▶ _Stored data_
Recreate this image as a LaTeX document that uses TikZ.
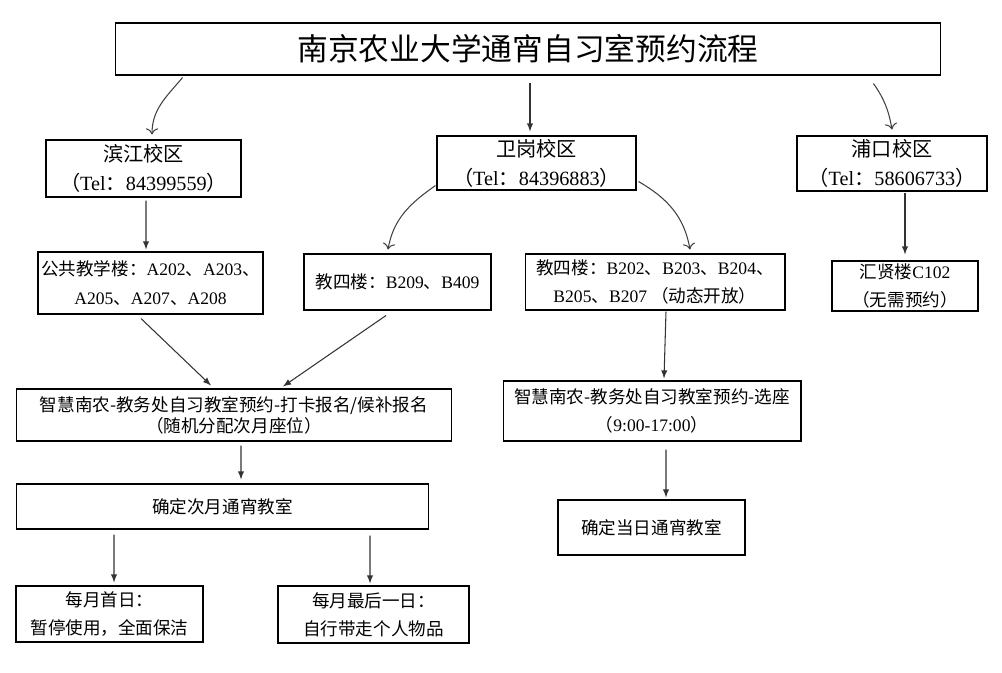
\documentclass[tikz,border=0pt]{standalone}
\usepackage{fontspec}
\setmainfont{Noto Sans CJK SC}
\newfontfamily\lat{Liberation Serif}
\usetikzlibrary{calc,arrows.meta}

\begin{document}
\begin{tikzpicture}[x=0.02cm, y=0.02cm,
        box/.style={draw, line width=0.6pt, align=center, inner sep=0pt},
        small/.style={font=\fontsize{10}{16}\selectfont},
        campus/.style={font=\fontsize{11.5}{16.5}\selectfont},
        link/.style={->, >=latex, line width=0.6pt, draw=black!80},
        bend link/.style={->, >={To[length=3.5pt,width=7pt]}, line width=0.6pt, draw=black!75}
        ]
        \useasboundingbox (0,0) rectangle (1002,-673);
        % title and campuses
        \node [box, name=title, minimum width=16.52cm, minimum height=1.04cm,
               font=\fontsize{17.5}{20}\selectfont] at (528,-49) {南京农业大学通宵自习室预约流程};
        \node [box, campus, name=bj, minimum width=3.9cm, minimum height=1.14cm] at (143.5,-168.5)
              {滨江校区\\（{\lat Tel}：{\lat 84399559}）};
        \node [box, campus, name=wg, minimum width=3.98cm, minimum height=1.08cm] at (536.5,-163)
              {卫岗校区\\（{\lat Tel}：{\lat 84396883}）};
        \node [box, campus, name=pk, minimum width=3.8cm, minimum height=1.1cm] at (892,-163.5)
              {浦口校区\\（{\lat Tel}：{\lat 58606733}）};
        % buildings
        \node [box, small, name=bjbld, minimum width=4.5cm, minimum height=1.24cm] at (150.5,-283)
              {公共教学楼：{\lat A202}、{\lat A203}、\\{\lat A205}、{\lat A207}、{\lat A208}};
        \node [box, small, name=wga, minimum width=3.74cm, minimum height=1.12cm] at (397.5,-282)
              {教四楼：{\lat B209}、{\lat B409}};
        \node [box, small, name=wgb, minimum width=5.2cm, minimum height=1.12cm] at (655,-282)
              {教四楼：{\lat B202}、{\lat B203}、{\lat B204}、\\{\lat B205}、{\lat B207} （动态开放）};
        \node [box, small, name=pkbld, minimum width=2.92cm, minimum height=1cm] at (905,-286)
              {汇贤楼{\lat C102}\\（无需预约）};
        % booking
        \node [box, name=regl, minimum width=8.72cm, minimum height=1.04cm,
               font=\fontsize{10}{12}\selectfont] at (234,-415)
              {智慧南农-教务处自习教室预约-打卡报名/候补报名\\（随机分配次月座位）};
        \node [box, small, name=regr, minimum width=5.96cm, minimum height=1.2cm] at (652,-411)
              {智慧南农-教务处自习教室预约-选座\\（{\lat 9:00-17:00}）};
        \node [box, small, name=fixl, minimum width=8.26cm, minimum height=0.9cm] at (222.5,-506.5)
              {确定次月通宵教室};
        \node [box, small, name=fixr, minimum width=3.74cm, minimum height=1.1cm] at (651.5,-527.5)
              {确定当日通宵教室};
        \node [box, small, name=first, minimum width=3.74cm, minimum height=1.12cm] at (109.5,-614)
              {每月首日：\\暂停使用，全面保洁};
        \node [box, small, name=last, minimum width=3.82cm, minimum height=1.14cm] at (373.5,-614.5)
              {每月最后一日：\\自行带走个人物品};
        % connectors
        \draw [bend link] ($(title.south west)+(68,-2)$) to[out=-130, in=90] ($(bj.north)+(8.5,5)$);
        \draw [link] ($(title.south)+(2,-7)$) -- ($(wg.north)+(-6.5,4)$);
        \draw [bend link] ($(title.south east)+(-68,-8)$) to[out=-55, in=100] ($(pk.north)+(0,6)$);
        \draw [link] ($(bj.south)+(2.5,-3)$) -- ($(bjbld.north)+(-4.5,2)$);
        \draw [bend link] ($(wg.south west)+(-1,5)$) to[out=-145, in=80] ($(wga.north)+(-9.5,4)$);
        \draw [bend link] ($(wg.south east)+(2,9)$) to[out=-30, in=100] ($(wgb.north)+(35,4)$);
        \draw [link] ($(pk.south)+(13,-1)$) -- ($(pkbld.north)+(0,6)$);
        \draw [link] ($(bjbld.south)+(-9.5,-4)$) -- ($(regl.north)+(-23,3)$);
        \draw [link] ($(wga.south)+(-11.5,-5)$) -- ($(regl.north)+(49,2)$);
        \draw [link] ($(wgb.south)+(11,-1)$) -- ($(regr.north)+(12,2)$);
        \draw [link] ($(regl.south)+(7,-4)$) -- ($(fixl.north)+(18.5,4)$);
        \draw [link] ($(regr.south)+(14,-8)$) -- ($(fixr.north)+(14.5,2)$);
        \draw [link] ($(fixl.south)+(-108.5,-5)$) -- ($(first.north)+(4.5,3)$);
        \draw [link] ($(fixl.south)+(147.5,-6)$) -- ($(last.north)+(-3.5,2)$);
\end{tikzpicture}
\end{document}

▶ _Problem_
Output each line exactly; omit every picture.

▶ _Solution below_
Recreate this image as a LaTeX document that uses TikZ.
\documentclass[tikz,border=0pt]{standalone}
\usepackage{fontspec}
\setmainfont{Noto Sans CJK SC}
\newfontfamily\lat{Liberation Serif}
\usetikzlibrary{calc,arrows.meta}

\begin{document}
\begin{tikzpicture}[x=0.02cm, y=0.02cm,
        box/.style={draw, line width=0.6pt, align=center, inner sep=0pt},
        small/.style={font=\fontsize{10}{16}\selectfont},
        campus/.style={font=\fontsize{11.5}{16.5}\selectfont},
        link/.style={->, >=latex, line width=0.6pt, draw=black!80},
        bend link/.style={->, >={To[length=3.5pt,width=7pt]}, line width=0.6pt, draw=black!75}
        ]
        \useasboundingbox (0,0) rectangle (1002,-673);
        % title and campuses
        \node [box, name=title, minimum width=16.52cm, minimum height=1.04cm,
               font=\fontsize{17.5}{20}\selectfont] at (528,-49) {南京农业大学通宵自习室预约流程};
        \node [box, campus, name=bj, minimum width=3.9cm, minimum height=1.14cm] at (143.5,-168.5)
              {滨江校区\\（{\lat Tel}：{\lat 84399559}）};
        \node [box, campus, name=wg, minimum width=3.98cm, minimum height=1.08cm] at (536.5,-163)
              {卫岗校区\\（{\lat Tel}：{\lat 84396883}）};
        \node [box, campus, name=pk, minimum width=3.8cm, minimum height=1.1cm] at (892,-163.5)
              {浦口校区\\（{\lat Tel}：{\lat 58606733}）};
        % buildings
        \node [box, small, name=bjbld, minimum width=4.5cm, minimum height=1.24cm] at (150.5,-283)
              {公共教学楼：{\lat A202}、{\lat A203}、\\{\lat A205}、{\lat A207}、{\lat A208}};
        \node [box, small, name=wga, minimum width=3.74cm, minimum height=1.12cm] at (397.5,-282)
              {教四楼：{\lat B209}、{\lat B409}};
        \node [box, small, name=wgb, minimum width=5.2cm, minimum height=1.12cm] at (655,-282)
              {教四楼：{\lat B202}、{\lat B203}、{\lat B204}、\\{\lat B205}、{\lat B207} （动态开放）};
        \node [box, small, name=pkbld, minimum width=2.92cm, minimum height=1cm] at (905,-286)
              {汇贤楼{\lat C102}\\（无需预约）};
        % booking
        \node [box, name=regl, minimum width=8.72cm, minimum height=1.04cm,
               font=\fontsize{10}{12}\selectfont] at (234,-415)
              {智慧南农-教务处自习教室预约-打卡报名/候补报名\\（随机分配次月座位）};
        \node [box, small, name=regr, minimum width=5.96cm, minimum height=1.2cm] at (652,-411)
              {智慧南农-教务处自习教室预约-选座\\（{\lat 9:00-17:00}）};
        \node [box, small, name=fixl, minimum width=8.26cm, minimum height=0.9cm] at (222.5,-506.5)
              {确定次月通宵教室};
        \node [box, small, name=fixr, minimum width=3.74cm, minimum height=1.1cm] at (651.5,-527.5)
              {确定当日通宵教室};
        \node [box, small, name=first, minimum width=3.74cm, minimum height=1.12cm] at (109.5,-614)
              {每月首日：\\暂停使用，全面保洁};
        \node [box, small, name=last, minimum width=3.82cm, minimum height=1.14cm] at (373.5,-614.5)
              {每月最后一日：\\自行带走个人物品};
        % connectors
        \draw [bend link] ($(title.south west)+(68,-2)$) to[out=-130, in=90] ($(bj.north)+(8.5,5)$);
        \draw [link] ($(title.south)+(2,-7)$) -- ($(wg.north)+(-6.5,4)$);
        \draw [bend link] ($(title.south east)+(-68,-8)$) to[out=-55, in=100] ($(pk.north)+(0,6)$);
        \draw [link] ($(bj.south)+(2.5,-3)$) -- ($(bjbld.north)+(-4.5,2)$);
        \draw [bend link] ($(wg.south west)+(-1,5)$) to[out=-145, in=80] ($(wga.north)+(-9.5,4)$);
        \draw [bend link] ($(wg.south east)+(2,9)$) to[out=-30, in=100] ($(wgb.north)+(35,4)$);
        \draw [link] ($(pk.south)+(13,-1)$) -- ($(pkbld.north)+(0,6)$);
        \draw [link] ($(bjbld.south)+(-9.5,-4)$) -- ($(regl.north)+(-23,3)$);
        \draw [link] ($(wga.south)+(-11.5,-5)$) -- ($(regl.north)+(49,2)$);
        \draw [link] ($(wgb.south)+(11,-1)$) -- ($(regr.north)+(12,2)$);
        \draw [link] ($(regl.south)+(7,-4)$) -- ($(fixl.north)+(18.5,4)$);
        \draw [link] ($(regr.south)+(14,-8)$) -- ($(fixr.north)+(14.5,2)$);
        \draw [link] ($(fixl.south)+(-108.5,-5)$) -- ($(first.north)+(4.5,3)$);
        \draw [link] ($(fixl.south)+(147.5,-6)$) -- ($(last.north)+(-3.5,2)$);
\end{tikzpicture}
\end{document}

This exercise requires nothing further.